AB ülkelerinde enerji bağımlılığı ile ilgili araştırmalar sonucunda ortalama %50 düzeyinde olan dış bağımlılığın 2030 yılına gelindiğinde %70’i bulacağı, bu öngürlere göre AB’nin ana hedeflerini başında %20 oranındaki enerji israfının sıfıra düşürülmesi gelmektedir. Bu amaç doğrultusunda AB en uygun yenilenebilir enerji arayışı çalışmalarına devam etmektedir(Mancisidor vd., 2009:s. 101).

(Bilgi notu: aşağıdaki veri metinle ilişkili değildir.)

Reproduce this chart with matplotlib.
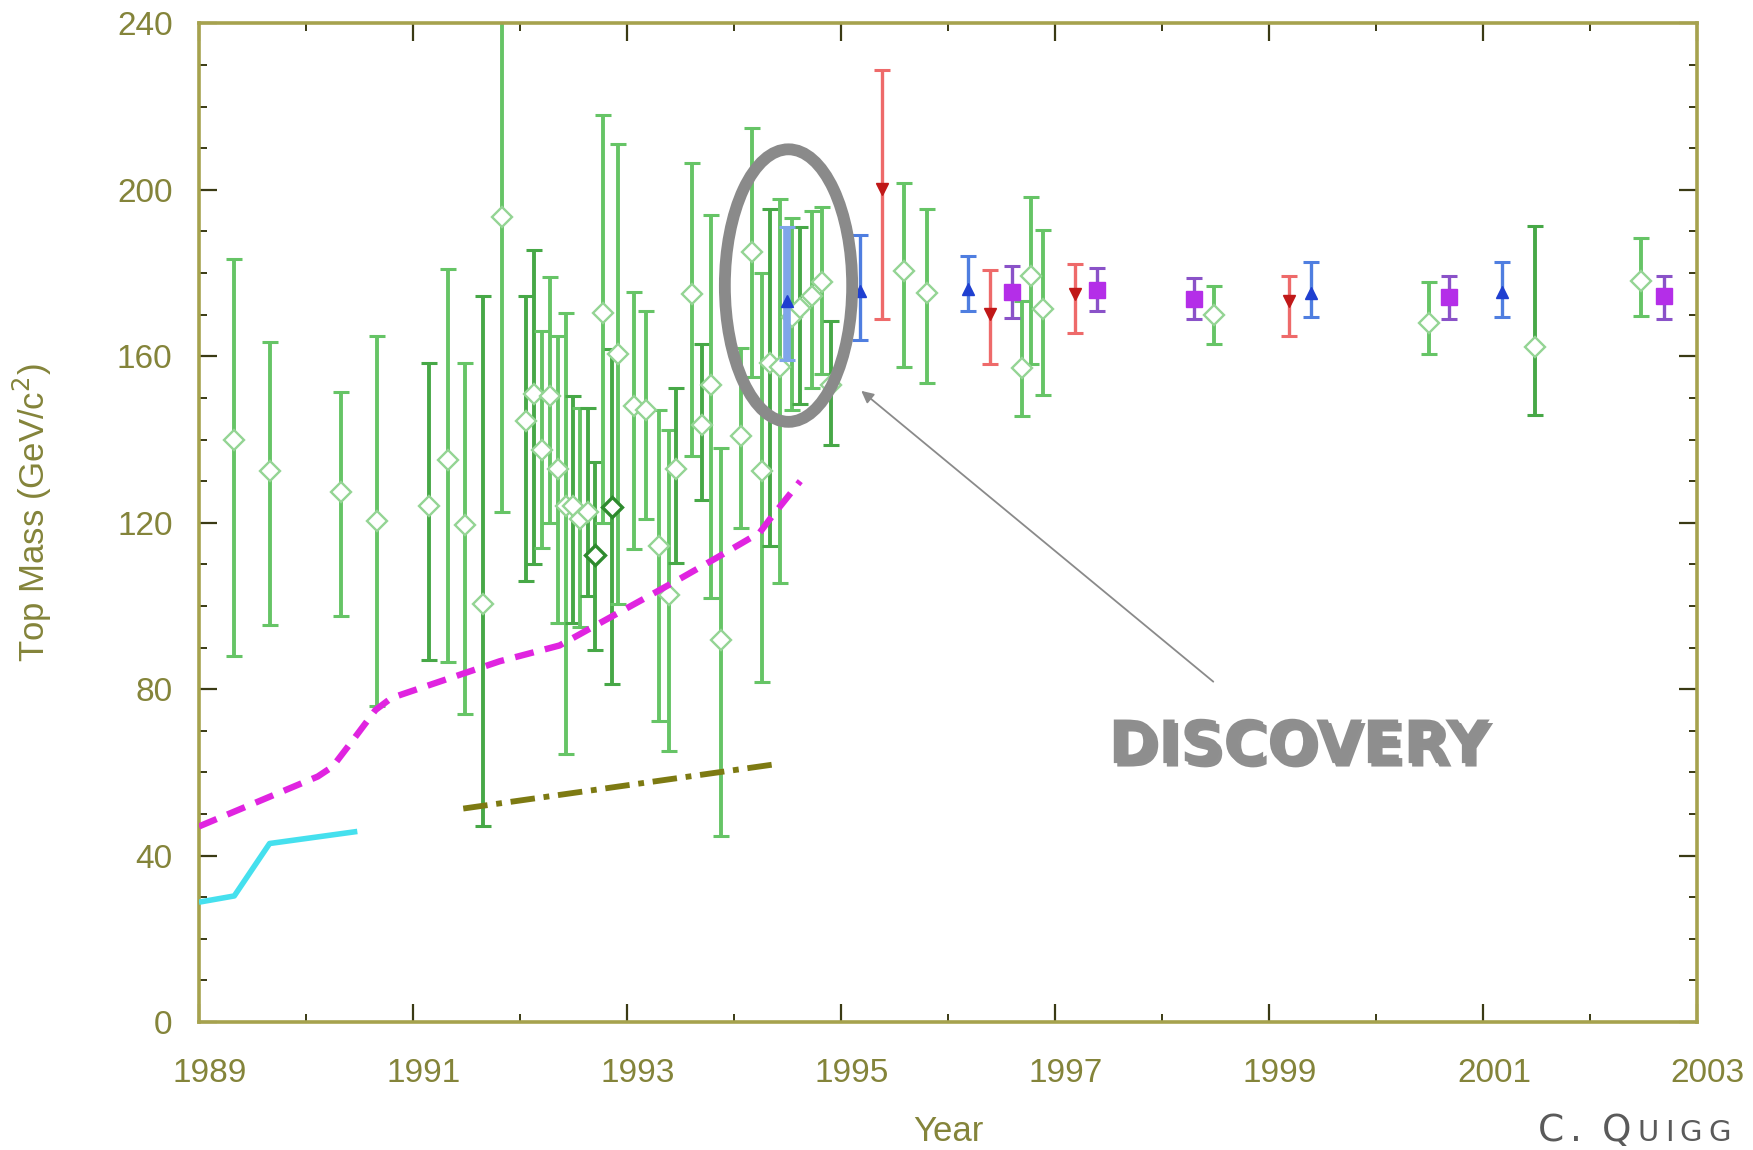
import numpy as np
import matplotlib
matplotlib.use("Agg")
import matplotlib.pyplot as plt
from matplotlib.patches import Ellipse
import matplotlib.patheffects as pe
import matplotlib.transforms as mtransforms
from matplotlib.ticker import MultipleLocator

# ---------------- data ----------------
green_year = [1989.33, 1989.66, 1990.33, 1990.66, 1991.15, 1991.33, 1991.49, 1991.65, 1991.83,
              1992.06, 1992.13, 1992.21, 1992.28, 1992.36, 1992.43, 1992.50, 1992.56, 1992.64,
              1992.70, 1992.78, 1992.86, 1992.92, 1993.07, 1993.18, 1993.30, 1993.39, 1993.46,
              1993.61, 1993.70, 1993.79, 1993.88, 1994.07, 1994.17, 1994.26, 1994.34, 1994.43,
              1994.54, 1994.62, 1994.73, 1994.82, 1994.91, 1995.59, 1995.80, 1996.69, 1996.78,
              1996.89, 1998.49, 2000.50, 2001.49, 2002.48]
green_mass = [140.0, 132.5, 127.5, 120.5, 124.0, 135.0, 119.5, 100.5, 193.5,
              144.5, 151.0, 137.5, 150.5, 133.0, 124.0, 124.0, 121.0, 122.5,
              112.3, 170.5, 123.7, 160.5, 148.0, 147.0, 114.3, 102.7, 133.0,
              175.0, 143.6, 153.0, 91.7, 140.8, 185.0, 132.5, 158.5, 157.5,
              169.5, 171.7, 174.5, 177.8, 153.0, 180.5, 175.3, 157.3, 179.3,
              171.3, 170.0, 168.0, 162.2, 178.2]
green_hi = [183.5, 163.5, 151.5, 165.0, 158.5, 181.0, 158.5, 174.5, 250.0,
            174.5, 185.5, 166.0, 179.0, 165.0, 170.5, 150.5, 147.5, 147.5,
            134.7, 218.0, 161.8, 211.0, 175.5, 171.0, 147.0, 142.4, 152.4,
            206.5, 163.0, 194.0, 138.0, 162.0, 214.8, 180.0, 195.5, 197.7,
            193.3, 191.0, 195.0, 196.0, 168.4, 201.6, 195.5, 173.3, 198.3,
            190.3, 177.0, 177.8, 191.2, 188.4]
green_lo = [88.0, 95.5, 97.5, 76.0, 87.0, 86.5, 74.0, 47.0, 122.5,
            106.0, 110.0, 114.0, 120.0, 96.0, 64.5, 96.0, 95.0, 102.5,
            89.4, 120.0, 81.2, 100.5, 113.7, 121.0, 72.3, 65.2, 110.4,
            136.0, 125.4, 102.0, 44.8, 118.7, 155.0, 81.8, 114.3, 105.5,
            147.0, 148.6, 152.4, 155.7, 138.6, 157.5, 153.5, 145.6, 158.1,
            150.8, 163.0, 160.6, 146.0, 169.8]
green_dark_bar = [0, 0, 0, 0, 1, 0, 0, 1, 0,
                  1, 1, 0, 0, 0, 0, 1, 0, 1,
                  1, 0, 1, 0, 0, 0, 0, 0, 1,
                  0, 1, 0, 0, 0, 0, 0, 1, 0,
                  0, 1, 0, 0, 1, 0, 0, 0, 0,
                  0, 0, 0, 1, 0]
green_dark_marker = [0] * 18 + [1, 0, 1] + [0] * 29

blue_year = [1994.50, 1995.18, 1996.19, 1999.39, 2001.18]
blue_mass = [173.4, 175.6, 176.1, 175.2, 175.4]
blue_hi = [191.0, 189.1, 184.0, 182.6, 182.6]
blue_lo = [159.0, 163.9, 170.9, 169.4, 169.4]

red_year = [1995.38, 1996.39, 1997.19, 1999.19]
red_mass = [200.2, 170.1, 174.9, 173.2]
red_hi = [228.7, 180.7, 182.1, 179.4]
red_lo = [169.0, 158.1, 165.5, 164.8]

purple_year = [1996.60, 1997.39, 1998.30, 2000.68, 2002.69]
purple_mass = [175.5, 175.9, 173.8, 174.2, 174.4]
purple_hi = [181.6, 181.2, 178.8, 179.4, 179.4]
purple_lo = [169.3, 171.0, 169.0, 169.0, 169.0]

cyan_year = [1989.0, 1989.33, 1989.66, 1990.48]
cyan_mass = [28.8, 30.3, 42.9, 45.8]

magenta_year = [1989.0, 1990.11, 1990.25, 1990.44, 1990.65, 1990.80, 1991.81, 1992.37,
                1992.72, 1993.15, 1993.50, 1993.84, 1994.24, 1994.34, 1994.62]
magenta_mass = [47.0, 59.0, 61.4, 67.8, 75.0, 77.9, 86.7, 90.5,
                95.5, 101.6, 106.6, 111.6, 117.6, 121.0, 130.0]

olive_year = [1991.47, 1994.40]
olive_mass = [51.3, 62.0]

x_ticks = [1989, 1991, 1993, 1995, 1997, 1999, 2001, 2003]
y_ticks = [0, 40, 80, 120, 160, 200, 240]

# annotation geometry
ring_center = (1994.51, 177.0)
ring_size = (1.19, 65.5)
arrow_head = (1995.19, 151.7)
arrow_tail = (1998.48, 81.8)
label_pos = (1999.28, 66.2)

# ---------------- drawing ----------------
plt.rcParams['font.family'] = ['Liberation Sans', 'DejaVu Sans']

fig = plt.figure(figsize=(17.53, 11.5), dpi=100)
ax = fig.add_axes([0.1135, 0.1113, 0.8545, 0.8683])

LIGHT = '#66c466'
DARK = '#47a847'

for i in range(len(green_year)):
    bar_c = DARK if green_dark_bar[i] else LIGHT
    m = green_mass[i]
    mk_edge = '#2e8b2e' if green_dark_marker[i] else '#94d494'
    mk_lw = 2.4 if green_dark_marker[i] else 1.7
    ax.errorbar([green_year[i]], [m], yerr=[[m - green_lo[i]], [green_hi[i] - m]],
                fmt='none', ecolor=bar_c, elinewidth=2.8, capsize=5.5, capthick=2.2,
                zorder=2)
    ax.plot([green_year[i]], [m], marker='D', ms=10.5, mfc='white', mec=mk_edge,
            mew=mk_lw, ls='none', zorder=3)

def group(xs, ys, his, los, bar_c, mk, mk_c, ms, lw=2.4, z=4):
    ys = np.asarray(ys)
    err = [ys - np.asarray(los), np.asarray(his) - ys]
    ax.errorbar(xs, ys, yerr=err, fmt='none', ecolor=bar_c, elinewidth=lw,
                capsize=5.5, capthick=2.2, zorder=z)
    ax.plot(xs, ys, marker=mk, ms=ms, color=mk_c, mec=mk_c, ls='none', zorder=z + 0.5)

# the wide light-blue bar inside the ring
ax.errorbar(blue_year[:1], blue_mass[:1],
            yerr=[[blue_mass[0] - blue_lo[0]], [blue_hi[0] - blue_mass[0]]],
            fmt='none', ecolor='#7fa6ea', elinewidth=5.5, capsize=5.5, capthick=2.2, zorder=4)
ax.plot(blue_year[:1], blue_mass[:1], marker='^', ms=8, color='#1f3fd0', ls='none', zorder=4.5)
group(blue_year[1:], blue_mass[1:], blue_hi[1:], blue_lo[1:], '#4f7ee0', '^', '#1f3fd0', 8)
group(red_year, red_mass, red_hi, red_lo, '#ee6a6a', 'v', '#c01818', 8)
group(purple_year, purple_mass, purple_hi, purple_lo, '#8a52c8', 's', '#b42ee8', 11)

# limit curves
ax.plot(cyan_year, cyan_mass, color='#45e0ee', lw=4.0, solid_capstyle='butt', zorder=5)
ax.plot(magenta_year, magenta_mass, color='#e024e0', lw=4.6, dashes=(3.0, 1.8),
        dash_capstyle='butt', zorder=5)
ax.plot(olive_year, olive_mass, color='#7d7a12', lw=4.2, dashes=(4.2, 1.5, 1.0, 1.5),
        dash_capstyle='butt', zorder=5)

# ring, arrow and label
ax.add_patch(Ellipse(ring_center, ring_size[0], ring_size[1], fill=False,
                     edgecolor='#8a8a8a', lw=8.5, zorder=8))
ax.annotate('', xy=arrow_head, xytext=arrow_tail,
            arrowprops=dict(arrowstyle='-|>', color='#8a8a8a', lw=1.3,
                            mutation_scale=18, shrinkA=0, shrinkB=0), zorder=8)
ax.text(label_pos[0], label_pos[1], 'DISCOVERY', ha='center', va='center',
        fontsize=43, fontweight='bold', family='DejaVu Sans', color='#8e8e8e',
        path_effects=[pe.withSimplePatchShadow(offset=(2.5, -2.5), shadow_rgbFace='#444444',
                                               alpha=0.6)], zorder=9)

# axes styling
ax.set_xlim(1989, 2003)
ax.set_ylim(0, 240)
ax.set_xticks(x_ticks)
ax.set_yticks(y_ticks)
ax.xaxis.set_minor_locator(MultipleLocator(1))
ax.yaxis.set_minor_locator(MultipleLocator(10))
ax.tick_params(which='both', direction='in', top=True, right=True, color='#3a3a14',
               labelcolor='#84843a', labelsize=24)
ax.tick_params(which='major', length=13, width=1.6)
ax.tick_params(which='minor', length=6, width=1.4)
ax.tick_params(axis='x', which='major', pad=26)
ax.tick_params(axis='y', which='major', pad=19)
for s in ax.spines.values():
    s.set_color('#a6a24e')
    s.set_linewidth(2.6)

offset = mtransforms.ScaledTranslation(0.11, 0, fig.dpi_scale_trans)
for lab in ax.get_xticklabels():
    lab.set_transform(lab.get_transform() + offset)

ax.set_xlabel('Year', fontsize=25, color='#84843a')
ax.set_ylabel('Top Mass (GeV/c$^2$)', fontsize=25, color='#84843a')
ax.xaxis.set_label_coords(0.5, -0.093)
ax.yaxis.set_label_coords(-0.097, 0.51)

# signature in small caps
fig.canvas.draw()
renderer = fig.canvas.get_renderer()
x_px = 1538
base_y = 1150 - 1141
for ch, fs in [('C', 27), ('.', 27), (' ', 27), ('Q', 27), ('U', 21), ('I', 21), ('G', 21), ('G', 21)]:
    t = fig.text(x_px / 1753, base_y / 1150, ch, fontsize=fs, color='#5a5a5a',
                 family='DejaVu Sans', ha='left', va='baseline')
    w = t.get_window_extent(renderer).width if ch != ' ' else 8
    x_px += w + 6

fig.savefig('out.png', dpi=100, facecolor='white')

Küresel enerji piyasalarında petrole dayalı egemenliğin ortalama 100 yıldır devam ettiği bilinmektedir. Bu süreçle birlikte petrol ithalatının yoğun olarak yaşandığı ülkelerde petrol artışları ekonomik olarak çeşitli etkiler yaratmıştır. Bu etkilerin önümüzdeki süreçte de devam edeceği; fakat petrole yönelik bağımlılığın azalacağı tahmin edilmektedir. 21. yy ile birlikte yenilenebilir enerjilerin ülkelerin enerji geleceğinde daha fazla yer tutacağı belirtilmiştir(Rapier, 2011:s.3).